Australia Opens Formula One Campaign
MELBOURNE, Australia — Albert Park is preparing to host the Australian Grand Prix — the opening race of the 2013 FIA Formula One World Championship.
Sixteen weeks after storm-lashed Interlagos and the drama-laden climax of the 2012 season, the teams reassemble for what is widely expected to be an incredibly close year of racing.
Stability in the technical regulations leads to a great deal of carryover from 2012 and, several notable exceptions aside, optimizing existing designs has been the primary focus in the development of 2013 cars.
While the machinery has a familiar look, the same cannot be said for the driver line-up. Four of 2012’s field have switched teams in the off-season and five rookies will be making their F-1 race debut in this weekend.
Albert Park is not the easiest place to make a good impression. Running on public roads through the park, the temporary circuit has a reputation for being slippery with several large bumps known to destabilise cars under braking. Gravel traps wait for the unwary and the unlucky — but being a street circuit there are also plenty of walls.

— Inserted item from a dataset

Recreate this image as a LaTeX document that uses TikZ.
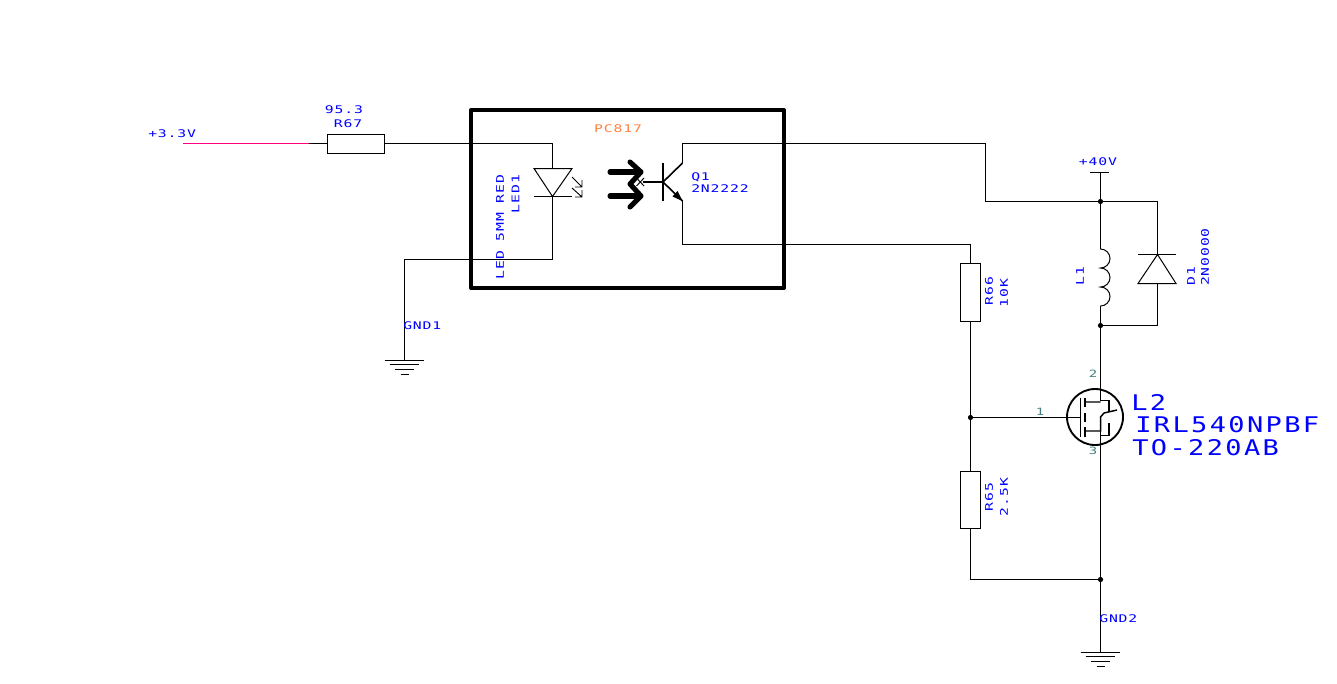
\documentclass[tikz,border=0pt]{standalone}
\usepackage{fontspec}
\newfontfamily\cadfont[FakeStretch=1.4,LetterSpace=8]{DejaVu Sans Mono}
\newfontfamily\bigfont[FakeStretch=1.25,LetterSpace=11]{DejaVu Sans Mono}
\definecolor{cadblue}{RGB}{0,0,255}
\definecolor{cadorange}{RGB}{255,128,64}
\definecolor{cadteal}{RGB}{64,128,128}
\definecolor{cadpink}{RGB}{255,0,128}
\tikzset{
  wire/.style={line width=0.75pt,line join=miter},
  thin wire/.style={line width=0.7pt},
  label/.style={inner sep=0pt,text=cadblue,font=\cadfont\fontsize{7.9pt}{9pt}\selectfont},
  biglabel/.style={inner sep=0pt,anchor=west,text=cadblue,font=\bigfont\fontsize{16.2pt}{17pt}\selectfont},
  pinlabel/.style={inner sep=0pt,text=cadteal,font=\cadfont\fontsize{7.5pt}{8pt}\selectfont},
  resbox/.style={draw,line width=0.75pt,rectangle,inner sep=0pt,fill=white},
  junction/.style={circle,fill=black,inner sep=0pt,minimum size=3.9pt},
  heavy/.style={line width=3.8pt,line cap=round,line join=round},
}
\newcommand{\gndsym}[1]{%
  \draw[wire] ([xshift=-15pt]#1) -- ([xshift=14.25pt]#1);
  \draw[wire] ([xshift=-11.25pt,yshift=-3pt]#1) -- ([xshift=10.5pt,yshift=-3pt]#1);
  \draw[wire] ([xshift=-7.5pt,yshift=-6.75pt]#1) -- ([xshift=6.75pt,yshift=-6.75pt]#1);
  \draw[wire] ([xshift=-3pt,yshift=-10.5pt]#1) -- ([xshift=3pt,yshift=-10.5pt]#1);
}
\begin{document}
\begin{tikzpicture}[x=0.75pt,y=-0.75pt]
\useasboundingbox (0,0) rectangle (1337,683);
\fill[white] (0,0) rectangle (1337,683);

% optocoupler frame
\draw[line width=3pt,line join=round] (471,110) rectangle (784,288);

% named points
\coordinate (vin) at (183,143.5);
\coordinate (vinend) at (308.5,143.5);
\node[resbox,minimum width=42.75pt,minimum height=14.25pt] (R67) at (356,143.5) {};
\coordinate (ledtop) at (552.5,168.5);
\coordinate (ledcorner) at (552.5,143.5);
\coordinate (ledk) at (552.5,196.5);
\coordinate (ledbot) at (552.5,259.5);
\coordinate (gndAcorner) at (404.5,259.5);
\coordinate (gndA) at (404.5,360.5);
\coordinate (qbase) at (663,182);
\coordinate (qc) at (682.5,163);
\coordinate (qe) at (682.5,201);
\coordinate (qctop) at (682.5,143.5);
\coordinate (wa) at (985.5,143.5);
\coordinate (wb) at (985.5,201.5);
\coordinate (qebot) at (682.5,244.5);
\coordinate (wc) at (970.5,244.5);
\node[resbox,minimum width=15pt,minimum height=43.5pt] (R66) at (970.5,292.5) {};
\node[resbox,minimum width=15pt,minimum height=42.75pt] (R65) at (970.5,500) {};
\node[junction] (jg) at (970.5,417.5) {};
\coordinate (wd) at (970.5,579.5);
\node[junction] (js) at (1100.5,579.5) {};
\node[junction] (jtop) at (1100.5,201.5) {};
\node[junction] (jmid) at (1100.5,325.5) {};
\coordinate (vcc) at (1100.5,172.5);
\coordinate (ltop) at (1100.5,249);
\coordinate (lbot) at (1100.5,306);
\coordinate (dtopc) at (1157.5,201.5);
\coordinate (dbar) at (1157.5,254.5);
\coordinate (dbase) at (1157.5,283.5);
\coordinate (dbotc) at (1157.5,325.5);
\coordinate (mtop) at (1100.5,400.5);
\coordinate (mbot) at (1101,435.5);
\coordinate (gndB) at (1100.5,652.5);
\coordinate (mgate) at (1080,417.5);
\coordinate (gatewire) at (1048,417.5);
\node[draw,circle,line width=1.4pt,minimum size=42pt,inner sep=0pt] (M) at (1095,417) {};

% input
\draw[wire,cadpink] (vin) -- (vinend);
\draw[wire] (vinend) -- (R67.west);
\draw[wire] (R67.east) -- (ledcorner) -- (ledtop);

% LED
\draw[wire,line join=miter] (534,168.5) -- (572,168.5) -- (ledk) -- cycle;
\draw[wire] (534,196.5) -- (572,196.5);
\draw[wire] (ledk) -- (ledbot) -- (gndAcorner) -- (gndA);
\gndsym{gndA}
\draw[thin wire] (572,177) -- (582,187) (582,180) -- (582,187) -- (575,187);
\draw[thin wire] (572,188) -- (582,197) (582,190) -- (582,197) -- (575,197);

% light arrows
\draw[heavy] (610,172) -- (640,172) (610,196) -- (640,196);
\draw[heavy] (630,162) -- (641,172) -- (630,184) -- (641,196) -- (630,207);

% transistor
\draw[line width=1.5pt] (663,163) -- (663,201);
\draw[line width=1.3pt] (643,182) -- (qbase);
\draw[thin wire] (636.5,178) -- (644,186) (636.5,186) -- (644,178);
\draw[line width=1.2pt] (qbase) -- (qc);
\draw[line width=1.2pt] (qbase) -- (qe);
\fill (682.5,201) -- (672.5,196.5) -- (677.5,191) -- cycle;
\draw[wire] (qc) -- (qctop) -- (wa) -- (wb) -- (jtop);
\draw[wire] (qe) -- (qebot) -- (wc) -- (R66.north);

% divider
\draw[wire] (R66.south) -- (jg);
\draw[wire] (jg) -- (R65.north);
\draw[wire] (R65.south) -- (wd) -- (js);
\draw[wire] (jg) -- (gatewire) -- (mgate);

% supply, coil and diode
\draw[wire] (1090,172.5) -- (1109,172.5);
\draw[wire] (vcc) -- (jtop) -- (ltop);
\draw[wire] (ltop) arc[start angle=-90,end angle=90,radius=9.5] arc[start angle=-90,end angle=90,radius=9.5] arc[start angle=-90,end angle=90,radius=9.5];
\draw[wire] (lbot) -- (jmid) -- (mtop);
\draw[wire] (jtop) -- (dtopc) -- (dbar);
\draw[wire] (1138,254.5) -- (1176,254.5);
\draw[wire] (dbar) -- (1138,283.5) -- (1176,283.5) -- cycle;
\draw[wire] (dbase) -- (dbotc) -- (jmid);

% MOSFET
\draw[line width=1.3pt] (1080.5,398) -- (1080.5,437);
\draw[line width=1.3pt] (1085,398) -- (1085,407) (1085,413) -- (1085,422) (1085,427) -- (1085,437);
\draw[line width=1.1pt] (1085,402) -- (1100.5,402) (1085,431) -- (1100.5,431) -- (1100.5,417) -- (1104,413) -- (1117,410);
\draw[line width=1.1pt] (mtop) -- (1109,400.5) -- (1109,412);
\draw[line width=1.1pt] (1109,423) -- (1109,435.5) -- (mbot);
\draw[wire] (1100.5,431) -- (1100.5,445) -- (js) -- (gndB);
\gndsym{gndB}

% labels
\node[label,anchor=west] at (148,134) {+3.3V};
\node[label] at (344,110) {95.3};
\node[label] at (348,124) {R67};
\node[inner sep=0pt,text=cadorange,font=\cadfont\fontsize{7.9pt}{9pt}\selectfont] at (618,129) {PC817};
\node[label,rotate=90] at (500,227) {LED 5MM RED};
\node[label,rotate=90] at (515.5,194) {LED1};
\node[label,anchor=west] at (691,177) {Q1};
\node[label,anchor=west] at (691,188.5) {2N2222};
\node[label,anchor=west] at (403,326) {GND1};
\node[label,anchor=west] at (1099,618.5) {GND2};
\node[label] at (1098,162) {+40V};
\node[label,rotate=90] at (1080,276) {L1};
\node[label,rotate=90] at (1191,276) {D1};
\node[label,rotate=90] at (1205,257) {2N0000};
\node[label,rotate=90] at (989,291) {R66};
\node[label,rotate=90] at (1004,293) {10K};
\node[label,rotate=90] at (989,497) {R65};
\node[label,rotate=90] at (1004,497) {2.5K};
\node[biglabel] at (1131,402) {L2};
\node[biglabel] at (1135,425) {IRL540NPBF};
\node[biglabel] at (1132,448) {TO-220AB};
\node[pinlabel] at (1040,412) {1};
\node[pinlabel] at (1093,374) {2};
\node[pinlabel] at (1093,451) {3};
\end{tikzpicture}
\end{document}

Added to the limited and hazardous nature of overtaking opportunities at Albert Park, it means the safety car is often busy at the Australian Grand Prix.
Another variable to factor in are the new tires on offer from Pirelli. Reports from winter testing suggest teams are not yet fully on terms with the revised compounds, raising the possibility of early races this year seeing shorter stints (and thus more frequent pit stops) than was usual in 2012.
As ever, winter testing did not provide any reliable evidence of a pecking order but did greatly add to the stock of speculation. Consensus points to a very tight battle ahead but without any hard evidence, this weekend will provide the first real indication of how the 2013 FIA Formula One World Championship will unfold.
► This will be the 29th F-1 World Championship running of the Australian Grand Prix. It is the 18th consecutive year of the race being run at Albert Park, 16 of which have opened the Formula One season.
► In 1996, when the race moved to Albert Park, it produced the oddity of Australia hosting back-to-back grands prix, the closing race of 1995 having taken place at Adelaide.
► Albert Park is a temporary circuit with parts of the track used by general road traffic for the majority of the year. As such, it features unusually high grip-evolution (and thus falling lap times) over the course of the weekend, as the track ‘rubbers-in’.
► In common with Abu Dhabi, the Australian Grand Prix has a local start time of 5pm. Unlike the event at Yas Island, this race finishes in daylight — but the low angle of the sun and the lengthening shadows have been known to make the latter stages of the race difficult for drivers.
► Another perennial problem in tree-lined Albert Park is leaves and twigs being sucked into car radiators.
► Of the current grid, Jenson Button is the standout performer, having won three times in the last four years. It leaves him one victory short of equaling Michael Schumacher’s F-1-era record. Schumacher won the race in 2000, ’01, ’02, ’04.
► On 11 occasions from 17 starts, the winning driver at Albert Park has gone on to lift the Drivers’ Championship trophy at the end of the season.
► The race winner has started on pole eight times at Albert Park. The lowest starter to win was Eddie Irvine, who started 11th for Ferrari in 1999.
► Four drivers start this race for new teams, having moved during the off-season. Lewis Hamilton has moved from McLaren to Mercedes; Sergio Pérez from Sauber to McLaren; Nico Hülkenberg from Force India to Sauber and Charles Pic from Marussia to Caterham. Also, Adrian Sutil is beginning his second stint with Force India.
► Five rookies will contest the Australian Grand Prix: Esteban Gutiérrez (Sauber); Valtteri Bottas (Williams); Giedo van der Garde (Caterham); Max Chilton and Jules Bianchi (Marussia).
► Reigning GP2 Champion Davide Valsecchi is not among the rookie intake. He instead has signed as a test driver for Lotus in 2013. The only other GP2 champion to not move directly into an F1 race seat was 2008 winner Giorgio Pantano — who raced in F-1 before going to GP2.
► Giedo van der Garde ends a barren spell for Dutch representation in Formula One. The Netherlands hasn’t had a driver in the Championship since Christijan Albers raced for Spyker for the first half of the 2007 season.